C’est la capacité des machines à reproduire des fonctions humaines complexes, à développer des compétences à travers un processus d’apprentissage profond qu’on appelle deep learning. Il ne s’agit donc pas de les programmer, mais bien de les entraîner au moyen d’un réseau de neurones artificiels.

Yann LeCun: En début d’année, Facebook a investi dix millions d’euros dans son laboratoire dédié à l’intelligence artificielle à Paris. C’est donc une priorité?

Oui, l’intelligence artificielle est centrale pour Facebook. Les utilisateurs téléchargent 2 milliards de photos par jour sur le réseau social; chacune d’entre elles est analysée par cinq systèmes différents, de la reconnaissance faciale aux légendes automatiques en passant par les filtres anti-violence. A l’avenir, nous voulons développer des assistants virtuels.

Quel est l’impact de cette nouvelle technologie sur notre quotidien?

En investissant tous les domaines de notre vie, l’intelligence artificielle a le potentiel de transformer la société en profondeur. Elle est déjà utilisée dans de nombreuses situations: simple recherche Google, traduction automatique, choix personnalisé des publicités ou encore reconnaissance vocale.

Quels sont les défis du futur?

D’immenses progrès sont attendus dans des domaines qui disposent aujourd’hui d’une faible base de données. Dans l’imagerie médicale, par exemple, l’intelligence artificielle pourrait faciliter les diagnostics. Les voitures autonomes seront également plus performantes à l’avenir pour reconnaître et éviter les obstacles.

L’intelligence artificielle a-t-elle le potentiel de concurrencer voire de dépasser l’être humain?

Dans des tâches très précises oui, par exemple apprendre à reconnaître toutes les espèces d’oiseaux ou de plantes à partir de photos. En revanche, une machine est incapable de répondre à une question, même très simple, si elle ne l’a jamais apprise. C’est là qu’apparaissent les limites de la recherche: dans des situations ouvertes, où il faut prendre spontanément une décision, les machines manquent de bon sens, elles n’ont pas l’intelligence générale, la pensée globale de l’humain. Voilà pourquoi, aujourd’hui, un robot reste moins intelligent qu’un rat.

Comment parvenir à reproduire la nature humaine?

L’unique manière est d’entraîner les machines comme des humains, à travers un apprentissage dit non supervisé. Un nouveau-né apprend par observation, il se construit des schémas pour comprendre le monde et prédire les conséquences de ses actes. Savoir qu’un biberon ne peut pas flotter ou être à deux endroits simultanément est une évidence pour lui, mais pas pour les robots.
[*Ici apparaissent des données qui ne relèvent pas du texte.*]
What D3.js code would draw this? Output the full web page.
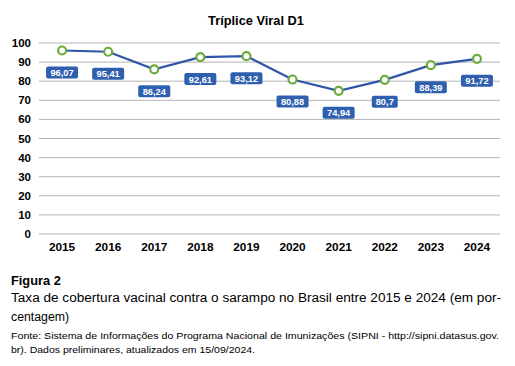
<!DOCTYPE html>
<html>
<head>
<meta charset="utf-8">
<script src="https://cdn.jsdelivr.net/npm/d3@7"></script>
<style>
  body { margin: 0; background: #fff; }
  svg text { font-family: "Liberation Sans", Arial, sans-serif; }
</style>
</head>
<body>
<div id="container"></div>
<script>
// years and coverage (%)
var years = ["2015", "2016", "2017", "2018", "2019", "2020", "2021", "2022", "2023", "2024"];
var coverage = [96.07, 95.41, 86.24, 92.61, 93.12, 80.88, 74.94, 80.7, 88.39, 91.72];
var yTicks = [0, 10, 20, 30, 40, 50, 60, 70, 80, 90, 100];

var width = 515;
var height = 366;

var svg = d3.select("#container")
    .append("svg")
    .attr("width", width)
    .attr("height", height);

// scales
var x = d3.scaleBand()
    .domain(years)
    .range([39, 500]);

var y = d3.scaleLinear()
    .domain([0, 100])
    .range([234, 43]);

// title
svg.append("text")
    .attr("x", 256)
    .attr("y", 25)
    .attr("text-anchor", "middle")
    .attr("font-size", "12.8px")
    .attr("font-weight", "bold")
    .text("Tríplice Viral D1");

// gridlines
svg.append("g")
    .selectAll("line")
    .data(yTicks)
    .enter()
    .append("line")
    .attr("x1", 39)
    .attr("x2", 500)
    .attr("y1", d => y(d))
    .attr("y2", d => y(d))
    .attr("stroke", "#b3b3b3")
    .attr("stroke-width", 1);

// y axis labels
svg.append("g")
    .selectAll("text")
    .data(yTicks)
    .enter()
    .append("text")
    .attr("x", 31)
    .attr("y", d => y(d) + 4)
    .attr("text-anchor", "end")
    .attr("font-size", "11.5px")
    .attr("font-weight", "bold")
    .text(d => d);

// x axis labels
svg.append("g")
    .selectAll("text")
    .data(years)
    .enter()
    .append("text")
    .attr("x", d => x(d) + x.bandwidth() / 2)
    .attr("y", 251)
    .attr("text-anchor", "middle")
    .attr("font-size", "11.8px")
    .attr("font-weight", "bold")
    .text(d => d);

var points = years.map((yr, i) => ({ year: yr, value: coverage[i] }));

// line
var line = d3.line()
    .x(d => x(d.year) + x.bandwidth() / 2)
    .y(d => y(d.value));

svg.append("path")
    .datum(points)
    .attr("d", line)
    .attr("fill", "none")
    .attr("stroke", "#2f55a8")
    .attr("stroke-width", 2.2);

// markers
svg.append("g")
    .selectAll("circle")
    .data(points)
    .enter()
    .append("circle")
    .attr("cx", d => x(d.year) + x.bandwidth() / 2)
    .attr("cy", d => y(d.value))
    .attr("r", 4)
    .attr("fill", "#fff")
    .attr("stroke", "#6cab3c")
    .attr("stroke-width", 2.2);

// value labels
var labels = svg.append("g")
    .selectAll("g")
    .data(points)
    .enter()
    .append("g")
    .attr("transform", d => `translate(${x(d.year) + x.bandwidth() / 2},${y(d.value) + 22})`);

labels.append("rect")
    .attr("x", d => d.value === 80.7 ? -13 : -16)
    .attr("y", -6)
    .attr("width", d => d.value === 80.7 ? 26 : 32)
    .attr("height", 12)
    .attr("rx", 2)
    .attr("fill", "#2f5faf");

labels.append("text")
    .attr("y", 3.5)
    .attr("text-anchor", "middle")
    .attr("font-size", "9.3px")
    .attr("font-weight", "bold")
    .attr("fill", "#fff")
    .text(d => String(d.value).replace(".", ","));

// caption
svg.append("text")
    .attr("x", 11)
    .attr("y", 285)
    .attr("font-size", "12.8px")
    .attr("font-weight", "bold")
    .text("Figura 2");

svg.append("text")
    .attr("x", 11)
    .attr("y", 302)
    .attr("font-size", "12.3px")
    .attr("textLength", 490)
    .attr("lengthAdjust", "spacingAndGlyphs")
    .text("Taxa de cobertura vacinal contra o sarampo no Brasil entre 2015 e 2024 (em por-");

svg.append("text")
    .attr("x", 11)
    .attr("y", 321)
    .attr("font-size", "12.3px")
    .text("centagem)");

svg.append("text")
    .attr("x", 11)
    .attr("y", 339)
    .attr("font-size", "9.8px")
    .attr("textLength", 488)
    .attr("lengthAdjust", "spacingAndGlyphs")
    .text("Fonte: Sistema de Informações do Programa Nacional de Imunizações (SIPNI - http://sipni.datasus.gov.");

svg.append("text")
    .attr("x", 11)
    .attr("y", 352.5)
    .attr("font-size", "9.8px")
    .attr("textLength", 244)
    .attr("lengthAdjust", "spacingAndGlyphs")
    .text("br). Dados preliminares, atualizados em 15/09/2024.");
</script>
</body>
</html>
Comment éviter que l’intelligence artificielle soit utilisée à mauvais escient?

Je ne crois pas à un scénario catastrophe à la Terminator. Comme toute technologie, l’intelligence artificielle peut être utilisée à des fins positives ou négatives. Le risque de dérives n’est toutefois pas exclu. A moyen terme, la question du cadre légal et de la responsabilité civile va inévitablement se poser. Les machines susceptibles de causer des dégâts sont déjà obligées d’obtenir une certification.